Emerging markets are becoming a hotbed for smartphone sales with 64.8% of all smartphones shipped in 2013 headed to a destination that one would call an emerging market, That is up from 43.1% in 2010. The average selling price of a smartphone will drop to $372 USD in 2013 from the $407 price tag in 2012 and the $448 USD average price from 2011. By 2017, IDC sees the averge smartphone price down to $309. And while this is obviously good news for consumers, it isn't great news for phone manufacturers and component suppliers. Both will have to drop prices and overhead in order to compete and profit in an environment where the end product is dropping in price.
Vendors are keeping prices down by offering 3G only models. This enables the manufacturers to buy lower priced components like 3G radios providing buyers with a "good enough" experience that gives them reasonable data speeds at a low price. Overall demand for smartphones is coming from strong buying from consumers who have a wide number of models available at different price points to choose from. For many users, the smartphone is their main computing tool.

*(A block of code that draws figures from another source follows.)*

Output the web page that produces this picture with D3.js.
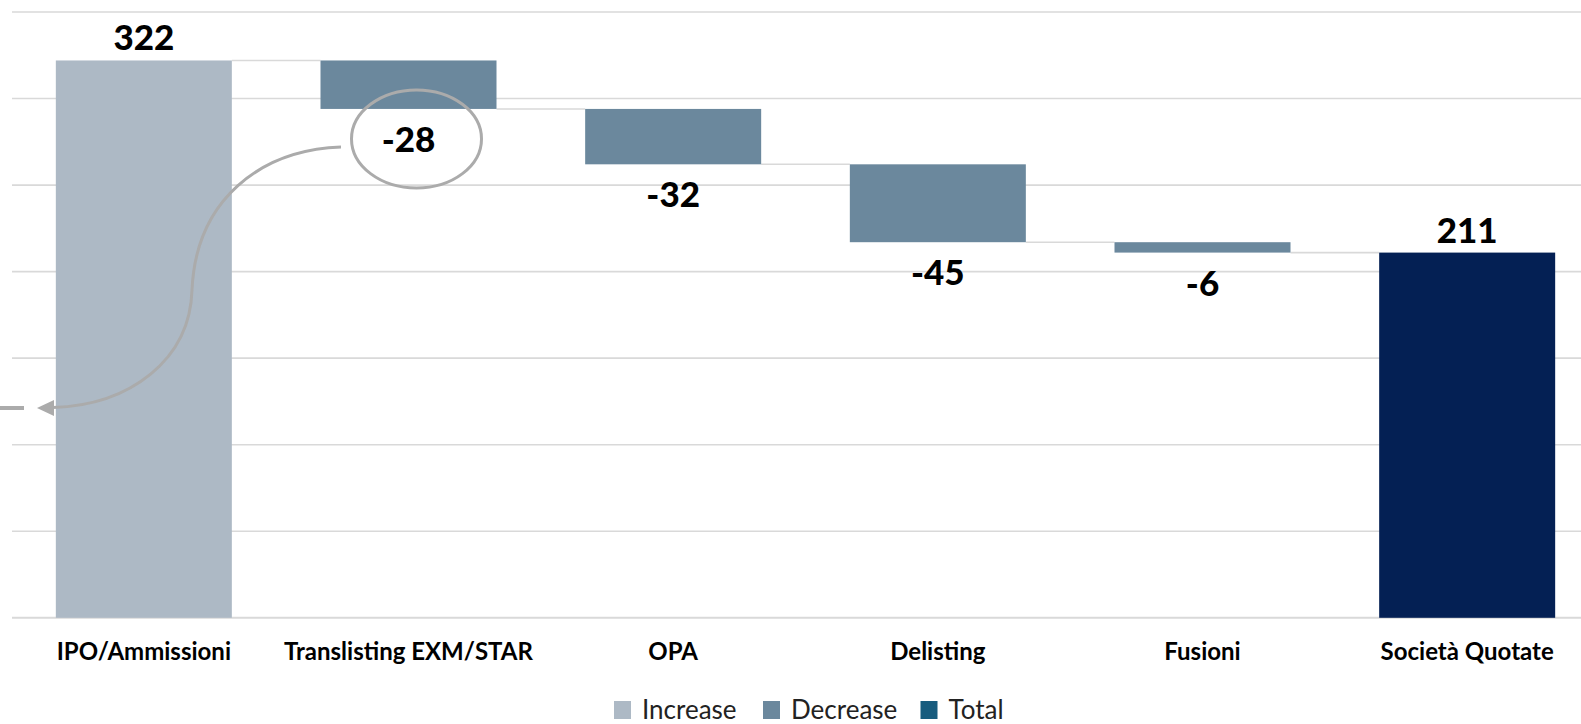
<!DOCTYPE html>
<html>
<head>
<meta charset="utf-8">
<script src="https://cdn.jsdelivr.net/npm/d3@7"></script>
<style>
  html, body { margin: 0; padding: 0; background: #ffffff; }
  svg { display: block; }
</style>
</head>
<body>
<svg id="chart" width="1581" height="724"></svg>
<script>
const categories = ["IPO/Ammissioni", "Translisting EXM/STAR", "OPA", "Delisting", "Fusioni", "Società Quotate"];
const values = [322, -28, -32, -45, -6, 211];
const types = ["increase", "decrease", "decrease", "decrease", "decrease", "total"];
const yTicks = [0, 50, 100, 150, 200, 250, 300, 350];
const legendLabels = ["Increase", "Decrease", "Total"];
const legendKeys = ["increase", "decrease", "legendTotal"];

const colors = {
  increase: "#adb9c5",
  decrease: "#6b889d",
  total: "#042054",
  legendTotal: "#175c7e"
};

const W = 1581, H = 724;
const svg = d3.select("#chart");

const x = d3.scaleBand().domain(categories).range([11.5, 1599.5]).paddingInner(0.335).paddingOuter(0.1675);
const y = d3.scaleLinear().domain([0, 350]).range([617.8, 12]);

// compute waterfall
let running = 0;
const bars = categories.map((c, i) => {
  let start, end;
  if (types[i] === "total") { start = 0; end = values[i]; }
  else { start = running; end = running + values[i]; }
  running = end;
  return { cat: c, value: values[i], type: types[i], start, end };
});

// gridlines
svg.append("g").selectAll("line").data(yTicks).join("line")
  .attr("x1", 12).attr("x2", W)
  .attr("y1", d => y(d)).attr("y2", d => y(d))
  .attr("stroke", "#d9d9d9").attr("stroke-width", d => d === 0 ? 2 : 1.6);

// connectors
svg.append("g").selectAll("line").data(bars.slice(0, -1)).join("line")
  .attr("x1", (d) => x(d.cat) + x.bandwidth())
  .attr("x2", (d, i) => x(categories[i + 1]))
  .attr("y1", d => y(d.end)).attr("y2", d => y(d.end))
  .attr("stroke", "#d9d9d9").attr("stroke-width", 1.6);

// bars
svg.append("g").selectAll("rect").data(bars).join("rect")
  .attr("x", d => x(d.cat))
  .attr("width", x.bandwidth())
  .attr("y", d => y(Math.max(d.start, d.end)))
  .attr("height", d => Math.abs(y(d.start) - y(d.end)))
  .attr("fill", d => colors[d.type]);

// value labels
svg.append("g").selectAll("text").data(bars).join("text")
  .attr("x", d => x(d.cat) + x.bandwidth() / 2)
  .attr("y", d => d.value >= 0 ? y(Math.max(d.start, d.end)) - 10 : y(d.end) + 43)
  .attr("text-anchor", "middle")
  .attr("font-family", "Lato, 'Open Sans', sans-serif")
  .attr("font-weight", "900")
  .attr("font-size", 35)
  .attr("fill", "#000")
  .text(d => String(d.value));

// category labels
svg.append("g").selectAll("text").data(categories).join("text")
  .attr("x", d => x(d) + x.bandwidth() / 2)
  .attr("y", 660)
  .attr("text-anchor", "middle")
  .attr("font-family", "Lato, 'Open Sans', sans-serif")
  .attr("font-weight", "bold")
  .attr("font-size", 24)
  .attr("fill", "#000")
  .text(d => d);

// annotation: ellipse around -28 label, curved arrow
const b2 = bars[1];
const ecx = x(b2.cat) + x.bandwidth() / 2 + 8;
const ecy = y(b2.end) + 30;
const ann = svg.append("g").attr("fill", "none").attr("stroke", "#ababab").attr("stroke-width", 3);
ann.append("ellipse").attr("cx", ecx).attr("cy", ecy).attr("rx", 65).attr("ry", 49);
ann.append("path").attr("d", "M341,147 C260,150 196,200 192,290 C190,360 130,405 53,407.5");
svg.append("path").attr("d", "M37,408 L54,400 L54,416 Z").attr("fill", "#ababab");
svg.append("line").attr("x1", 0).attr("x2", 24).attr("y1", 408).attr("y2", 408)
  .attr("stroke", "#ababab").attr("stroke-width", 4);

// legend
const legendX = [614, 763, 920.5];
const lg = svg.append("g");
legendLabels.forEach((lab, i) => {
  lg.append("rect").attr("x", legendX[i]).attr("y", 701).attr("width", 17).attr("height", 18)
    .attr("fill", colors[legendKeys[i]]);
  lg.append("text").attr("x", legendX[i] + 28).attr("y", 719)
    .attr("font-family", "Lato, 'Open Sans', sans-serif")
    .attr("font-size", 26).attr("fill", "#222")
    .text(lab);
});
</script>
</body>
</html>
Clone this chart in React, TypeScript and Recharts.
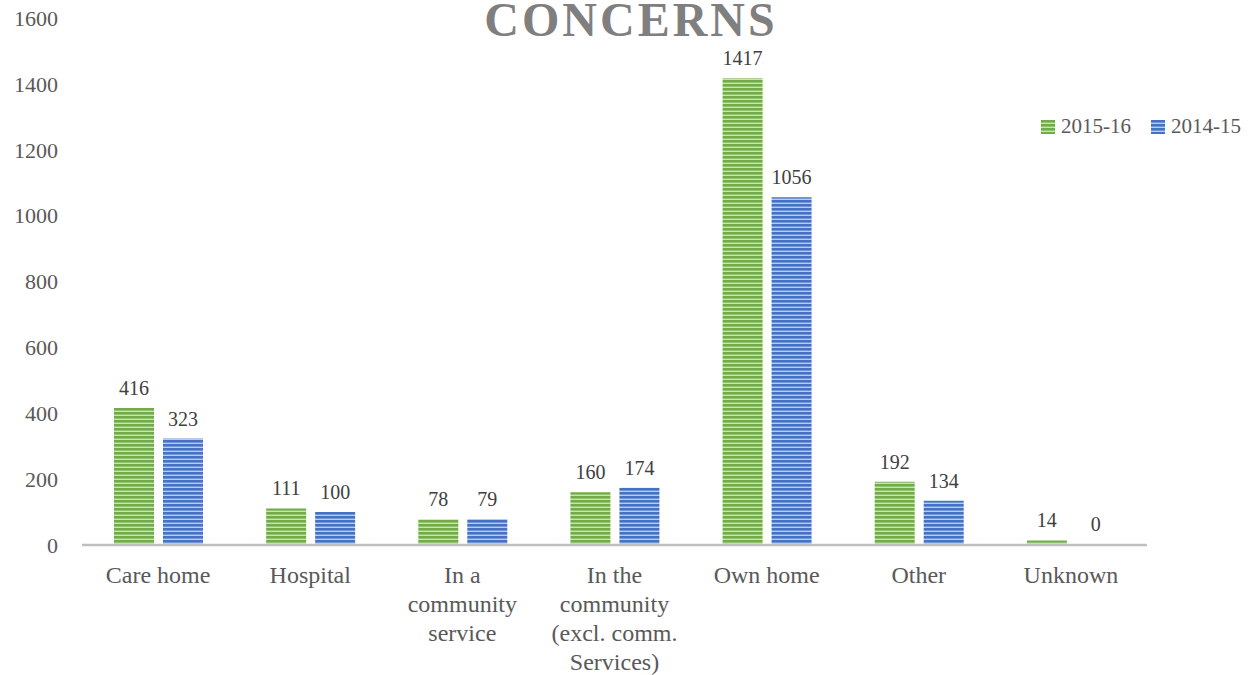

"2013 will mark a watershed year for smartphones. If you look at the number of vendors who support both feature phones and smartphones, many of them have not only successfully transitioned their product portfolios to highlight smartphones, but smartphones have become their primary value proposition going forward. In some cases, smartphones have accounted for well over 50% of their quarterly shipment volume. Looking ahead, we expect the gulf between smartphones and features phones to grow ever wider."-Ramon Llamas, research manager for IDC's mobile phones program.